EXTRACTED ENTRIES
★ ★ ★

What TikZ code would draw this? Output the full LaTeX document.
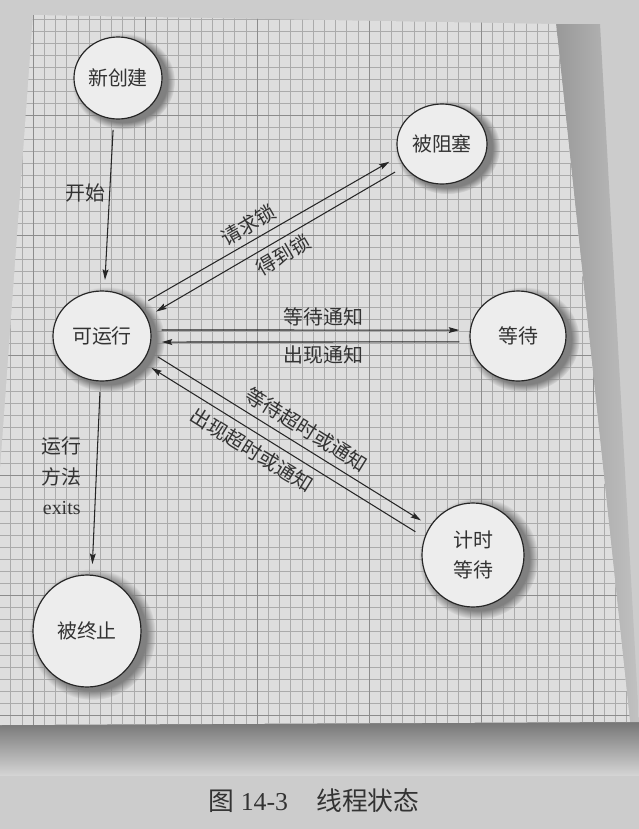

★ ★ ★

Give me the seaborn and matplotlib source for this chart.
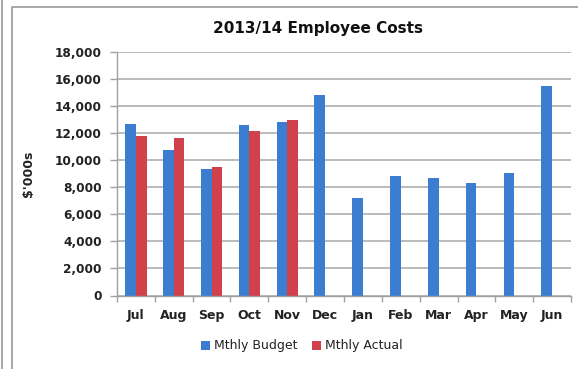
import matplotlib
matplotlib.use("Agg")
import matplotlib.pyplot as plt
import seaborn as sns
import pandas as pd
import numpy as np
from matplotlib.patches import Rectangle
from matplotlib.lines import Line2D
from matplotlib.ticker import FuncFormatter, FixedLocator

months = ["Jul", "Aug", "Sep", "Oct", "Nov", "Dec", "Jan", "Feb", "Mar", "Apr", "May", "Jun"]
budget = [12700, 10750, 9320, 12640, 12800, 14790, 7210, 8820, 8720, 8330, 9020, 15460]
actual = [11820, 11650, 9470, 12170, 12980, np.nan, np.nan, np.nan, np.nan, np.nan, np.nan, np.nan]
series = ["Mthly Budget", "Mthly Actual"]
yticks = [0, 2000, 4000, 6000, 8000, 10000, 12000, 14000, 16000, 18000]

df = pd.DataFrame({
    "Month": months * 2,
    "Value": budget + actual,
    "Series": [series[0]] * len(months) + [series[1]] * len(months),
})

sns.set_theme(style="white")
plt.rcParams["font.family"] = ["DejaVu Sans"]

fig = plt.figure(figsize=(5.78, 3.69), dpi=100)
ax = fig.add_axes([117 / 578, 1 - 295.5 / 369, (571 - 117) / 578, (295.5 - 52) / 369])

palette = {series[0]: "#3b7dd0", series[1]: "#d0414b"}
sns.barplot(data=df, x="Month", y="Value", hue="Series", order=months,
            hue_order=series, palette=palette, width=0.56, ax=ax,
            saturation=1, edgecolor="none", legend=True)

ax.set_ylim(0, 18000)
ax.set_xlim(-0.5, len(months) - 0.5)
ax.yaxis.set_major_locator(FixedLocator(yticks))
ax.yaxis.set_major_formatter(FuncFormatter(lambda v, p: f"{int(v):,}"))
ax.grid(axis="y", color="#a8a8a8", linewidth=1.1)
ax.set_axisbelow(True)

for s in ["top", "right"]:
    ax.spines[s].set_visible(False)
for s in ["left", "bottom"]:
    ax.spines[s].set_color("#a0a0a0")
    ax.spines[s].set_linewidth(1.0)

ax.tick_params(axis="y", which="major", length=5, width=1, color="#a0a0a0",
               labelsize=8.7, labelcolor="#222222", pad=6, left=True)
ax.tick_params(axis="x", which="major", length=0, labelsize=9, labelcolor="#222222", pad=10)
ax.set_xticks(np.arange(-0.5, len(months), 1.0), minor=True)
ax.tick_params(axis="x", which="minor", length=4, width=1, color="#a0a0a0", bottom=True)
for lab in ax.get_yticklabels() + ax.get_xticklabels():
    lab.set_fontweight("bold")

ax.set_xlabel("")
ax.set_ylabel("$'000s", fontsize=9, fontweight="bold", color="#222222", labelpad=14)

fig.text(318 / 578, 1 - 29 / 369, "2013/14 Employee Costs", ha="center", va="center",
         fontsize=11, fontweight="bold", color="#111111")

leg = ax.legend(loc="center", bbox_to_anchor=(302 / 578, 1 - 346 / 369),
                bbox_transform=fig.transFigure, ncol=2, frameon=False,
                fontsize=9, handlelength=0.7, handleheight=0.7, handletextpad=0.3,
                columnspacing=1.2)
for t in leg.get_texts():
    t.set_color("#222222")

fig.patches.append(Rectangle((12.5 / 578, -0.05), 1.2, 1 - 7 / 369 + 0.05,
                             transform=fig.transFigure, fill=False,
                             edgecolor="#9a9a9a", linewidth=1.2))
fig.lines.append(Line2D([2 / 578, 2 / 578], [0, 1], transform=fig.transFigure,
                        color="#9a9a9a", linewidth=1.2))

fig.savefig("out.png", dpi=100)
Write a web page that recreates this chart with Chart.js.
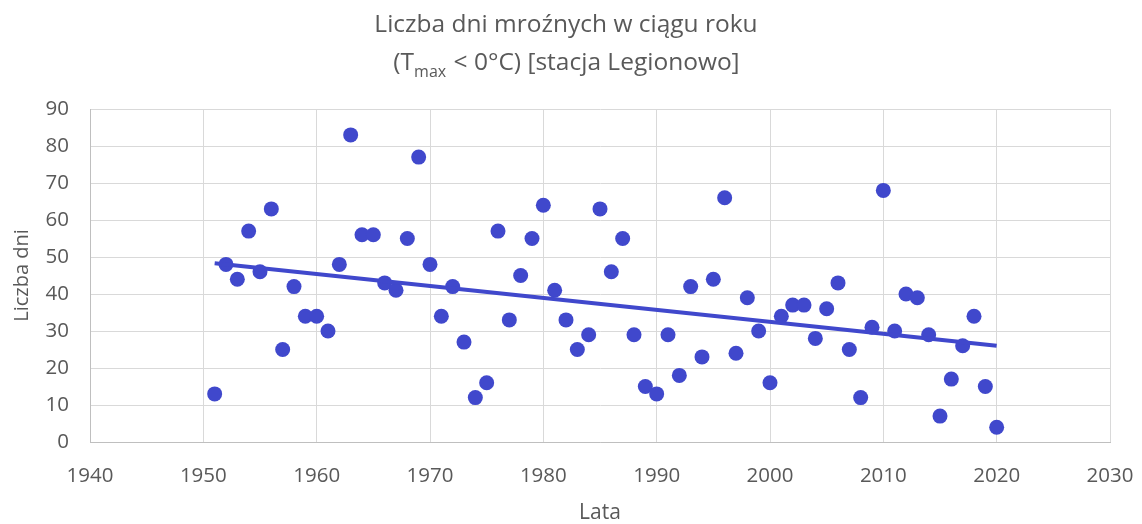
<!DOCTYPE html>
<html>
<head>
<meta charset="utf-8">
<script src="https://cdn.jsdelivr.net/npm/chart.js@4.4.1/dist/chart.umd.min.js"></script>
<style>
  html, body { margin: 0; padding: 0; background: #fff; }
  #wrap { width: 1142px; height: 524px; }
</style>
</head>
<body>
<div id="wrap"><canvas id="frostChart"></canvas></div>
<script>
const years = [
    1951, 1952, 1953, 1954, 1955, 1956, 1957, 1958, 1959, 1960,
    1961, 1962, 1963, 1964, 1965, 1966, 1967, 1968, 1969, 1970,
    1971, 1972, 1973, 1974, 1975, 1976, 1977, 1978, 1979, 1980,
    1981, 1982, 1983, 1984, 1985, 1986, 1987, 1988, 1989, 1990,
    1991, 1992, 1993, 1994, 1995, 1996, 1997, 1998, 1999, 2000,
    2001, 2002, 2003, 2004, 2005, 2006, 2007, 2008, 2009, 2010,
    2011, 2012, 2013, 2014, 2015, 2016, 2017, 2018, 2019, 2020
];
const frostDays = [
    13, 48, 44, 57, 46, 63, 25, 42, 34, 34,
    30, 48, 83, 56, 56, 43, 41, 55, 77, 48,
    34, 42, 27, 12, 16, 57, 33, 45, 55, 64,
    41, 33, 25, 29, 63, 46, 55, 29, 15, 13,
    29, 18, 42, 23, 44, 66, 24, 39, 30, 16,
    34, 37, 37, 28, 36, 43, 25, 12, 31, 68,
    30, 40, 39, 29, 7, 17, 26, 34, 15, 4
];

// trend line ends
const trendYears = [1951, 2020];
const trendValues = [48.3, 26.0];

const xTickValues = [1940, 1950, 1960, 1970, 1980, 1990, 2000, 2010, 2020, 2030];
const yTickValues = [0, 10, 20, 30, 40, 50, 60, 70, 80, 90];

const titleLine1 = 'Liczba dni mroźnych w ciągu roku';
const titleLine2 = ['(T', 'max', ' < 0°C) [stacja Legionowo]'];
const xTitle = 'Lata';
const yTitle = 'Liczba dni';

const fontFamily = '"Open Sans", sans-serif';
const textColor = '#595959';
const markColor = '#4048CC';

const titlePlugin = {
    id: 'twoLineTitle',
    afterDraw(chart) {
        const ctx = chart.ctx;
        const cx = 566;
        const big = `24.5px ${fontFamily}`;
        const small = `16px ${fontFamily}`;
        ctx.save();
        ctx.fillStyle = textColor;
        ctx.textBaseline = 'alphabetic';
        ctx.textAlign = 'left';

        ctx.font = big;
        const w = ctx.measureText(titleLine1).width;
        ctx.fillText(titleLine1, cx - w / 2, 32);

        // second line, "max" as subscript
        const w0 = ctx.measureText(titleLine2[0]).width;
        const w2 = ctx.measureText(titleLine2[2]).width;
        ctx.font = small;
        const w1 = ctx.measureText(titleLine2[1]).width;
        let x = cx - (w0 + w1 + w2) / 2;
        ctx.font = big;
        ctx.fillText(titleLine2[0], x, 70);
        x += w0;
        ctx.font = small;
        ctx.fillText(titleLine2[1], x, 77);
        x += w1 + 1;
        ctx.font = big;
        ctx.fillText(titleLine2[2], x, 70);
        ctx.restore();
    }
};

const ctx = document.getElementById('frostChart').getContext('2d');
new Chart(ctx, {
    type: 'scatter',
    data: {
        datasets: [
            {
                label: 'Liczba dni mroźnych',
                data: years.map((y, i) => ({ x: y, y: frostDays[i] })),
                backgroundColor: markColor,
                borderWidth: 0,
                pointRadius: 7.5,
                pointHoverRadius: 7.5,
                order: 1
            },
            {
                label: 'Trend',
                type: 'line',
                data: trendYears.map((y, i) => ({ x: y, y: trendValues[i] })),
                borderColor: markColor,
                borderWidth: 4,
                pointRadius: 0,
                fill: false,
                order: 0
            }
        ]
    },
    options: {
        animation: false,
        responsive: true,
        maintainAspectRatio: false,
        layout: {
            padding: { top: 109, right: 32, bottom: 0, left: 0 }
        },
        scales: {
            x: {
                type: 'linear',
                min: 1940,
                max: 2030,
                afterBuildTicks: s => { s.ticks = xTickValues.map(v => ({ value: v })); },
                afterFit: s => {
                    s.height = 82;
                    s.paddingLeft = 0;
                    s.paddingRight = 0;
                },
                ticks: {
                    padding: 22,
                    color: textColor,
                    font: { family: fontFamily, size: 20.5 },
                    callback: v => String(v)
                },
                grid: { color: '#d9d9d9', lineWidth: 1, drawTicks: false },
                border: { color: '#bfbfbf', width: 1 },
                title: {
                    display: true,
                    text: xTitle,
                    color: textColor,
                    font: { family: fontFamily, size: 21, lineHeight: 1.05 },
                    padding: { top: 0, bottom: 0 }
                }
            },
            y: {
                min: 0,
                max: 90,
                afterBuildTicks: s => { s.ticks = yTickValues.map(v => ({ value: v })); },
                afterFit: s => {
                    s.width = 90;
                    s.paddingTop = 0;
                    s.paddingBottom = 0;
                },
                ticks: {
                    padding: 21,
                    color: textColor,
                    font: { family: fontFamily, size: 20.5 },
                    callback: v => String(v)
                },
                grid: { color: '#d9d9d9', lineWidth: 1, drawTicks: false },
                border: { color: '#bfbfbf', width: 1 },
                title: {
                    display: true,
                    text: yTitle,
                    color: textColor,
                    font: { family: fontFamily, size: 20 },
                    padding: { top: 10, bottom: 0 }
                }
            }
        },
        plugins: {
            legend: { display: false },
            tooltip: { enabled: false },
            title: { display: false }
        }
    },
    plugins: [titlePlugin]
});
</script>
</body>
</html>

★ ★ ★

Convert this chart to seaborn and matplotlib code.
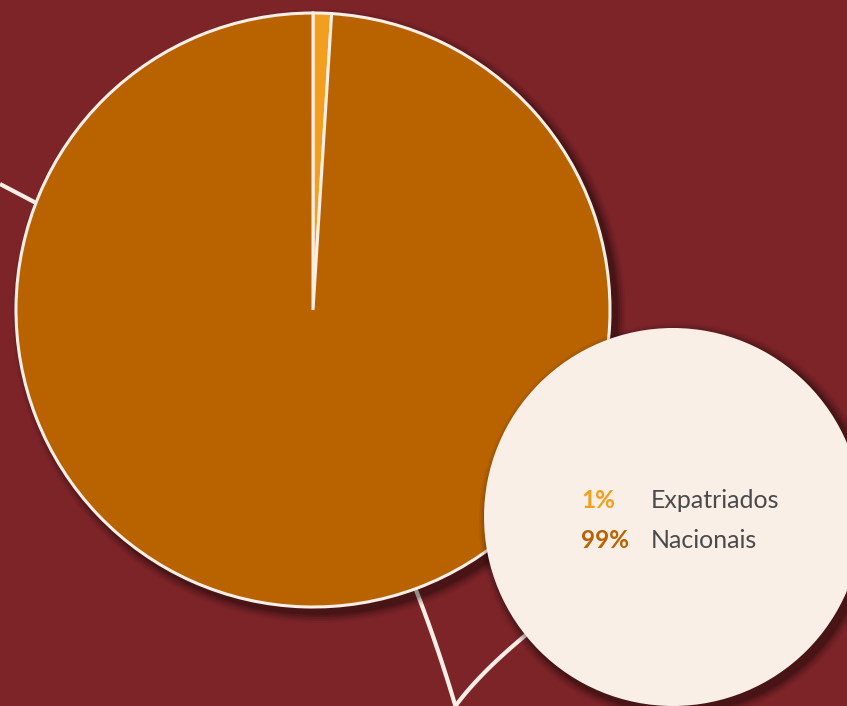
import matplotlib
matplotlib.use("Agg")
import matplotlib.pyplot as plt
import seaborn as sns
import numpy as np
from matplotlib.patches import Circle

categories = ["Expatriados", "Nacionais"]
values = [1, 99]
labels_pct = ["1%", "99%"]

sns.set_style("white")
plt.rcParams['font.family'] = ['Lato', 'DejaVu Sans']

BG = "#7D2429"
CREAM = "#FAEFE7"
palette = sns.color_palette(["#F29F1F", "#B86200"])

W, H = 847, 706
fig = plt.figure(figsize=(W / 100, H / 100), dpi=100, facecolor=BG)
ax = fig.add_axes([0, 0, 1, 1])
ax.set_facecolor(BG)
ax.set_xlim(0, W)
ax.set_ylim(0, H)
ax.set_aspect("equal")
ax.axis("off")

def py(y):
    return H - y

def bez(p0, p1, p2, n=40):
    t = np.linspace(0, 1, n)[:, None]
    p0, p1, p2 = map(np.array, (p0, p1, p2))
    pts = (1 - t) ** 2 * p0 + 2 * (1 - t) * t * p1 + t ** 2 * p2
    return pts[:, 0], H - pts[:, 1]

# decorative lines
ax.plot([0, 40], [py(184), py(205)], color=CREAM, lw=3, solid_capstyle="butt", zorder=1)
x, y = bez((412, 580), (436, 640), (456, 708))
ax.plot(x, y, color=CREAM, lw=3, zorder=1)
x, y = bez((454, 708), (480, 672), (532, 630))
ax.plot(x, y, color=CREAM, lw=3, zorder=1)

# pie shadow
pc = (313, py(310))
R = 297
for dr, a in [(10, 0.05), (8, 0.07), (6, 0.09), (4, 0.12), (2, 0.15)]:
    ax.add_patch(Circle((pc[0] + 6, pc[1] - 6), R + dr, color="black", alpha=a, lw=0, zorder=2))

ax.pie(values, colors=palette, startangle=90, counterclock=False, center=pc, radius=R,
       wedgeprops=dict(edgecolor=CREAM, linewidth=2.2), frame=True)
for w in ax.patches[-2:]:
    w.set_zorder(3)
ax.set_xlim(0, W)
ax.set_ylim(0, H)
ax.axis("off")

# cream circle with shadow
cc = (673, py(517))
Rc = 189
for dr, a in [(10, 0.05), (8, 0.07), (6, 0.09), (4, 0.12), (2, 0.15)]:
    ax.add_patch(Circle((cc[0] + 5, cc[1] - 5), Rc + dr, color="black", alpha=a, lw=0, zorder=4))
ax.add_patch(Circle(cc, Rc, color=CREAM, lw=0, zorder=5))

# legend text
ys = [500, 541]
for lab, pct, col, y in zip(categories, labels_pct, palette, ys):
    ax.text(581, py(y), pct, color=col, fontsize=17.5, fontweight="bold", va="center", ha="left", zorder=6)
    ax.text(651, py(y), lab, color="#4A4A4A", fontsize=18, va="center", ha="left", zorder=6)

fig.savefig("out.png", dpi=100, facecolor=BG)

★ ★ ★

PROBLEM TO SOLVE
Extract the part of the records that opens with the line containing "Give me the" and closes with the line containing "ax.spines[s].set_linewidth(1.0)". Take only those lines, exactly, and no pictures.

EXERCISE SOLUTION
Give me the seaborn and matplotlib source for this chart.
import matplotlib
matplotlib.use("Agg")
import matplotlib.pyplot as plt
import seaborn as sns
import pandas as pd
import numpy as np
from matplotlib.patches import Rectangle
from matplotlib.lines import Line2D
from matplotlib.ticker import FuncFormatter, FixedLocator

months = ["Jul", "Aug", "Sep", "Oct", "Nov", "Dec", "Jan", "Feb", "Mar", "Apr", "May", "Jun"]
budget = [12700, 10750, 9320, 12640, 12800, 14790, 7210, 8820, 8720, 8330, 9020, 15460]
actual = [11820, 11650, 9470, 12170, 12980, np.nan, np.nan, np.nan, np.nan, np.nan, np.nan, np.nan]
series = ["Mthly Budget", "Mthly Actual"]
yticks = [0, 2000, 4000, 6000, 8000, 10000, 12000, 14000, 16000, 18000]

df = pd.DataFrame({
    "Month": months * 2,
    "Value": budget + actual,
    "Series": [series[0]] * len(months) + [series[1]] * len(months),
})

sns.set_theme(style="white")
plt.rcParams["font.family"] = ["DejaVu Sans"]

fig = plt.figure(figsize=(5.78, 3.69), dpi=100)
ax = fig.add_axes([117 / 578, 1 - 295.5 / 369, (571 - 117) / 578, (295.5 - 52) / 369])

palette = {series[0]: "#3b7dd0", series[1]: "#d0414b"}
sns.barplot(data=df, x="Month", y="Value", hue="Series", order=months,
            hue_order=series, palette=palette, width=0.56, ax=ax,
            saturation=1, edgecolor="none", legend=True)

ax.set_ylim(0, 18000)
ax.set_xlim(-0.5, len(months) - 0.5)
ax.yaxis.set_major_locator(FixedLocator(yticks))
ax.yaxis.set_major_formatter(FuncFormatter(lambda v, p: f"{int(v):,}"))
ax.grid(axis="y", color="#a8a8a8", linewidth=1.1)
ax.set_axisbelow(True)

for s in ["top", "right"]:
    ax.spines[s].set_visible(False)
for s in ["left", "bottom"]:
    ax.spines[s].set_color("#a0a0a0")
    ax.spines[s].set_linewidth(1.0)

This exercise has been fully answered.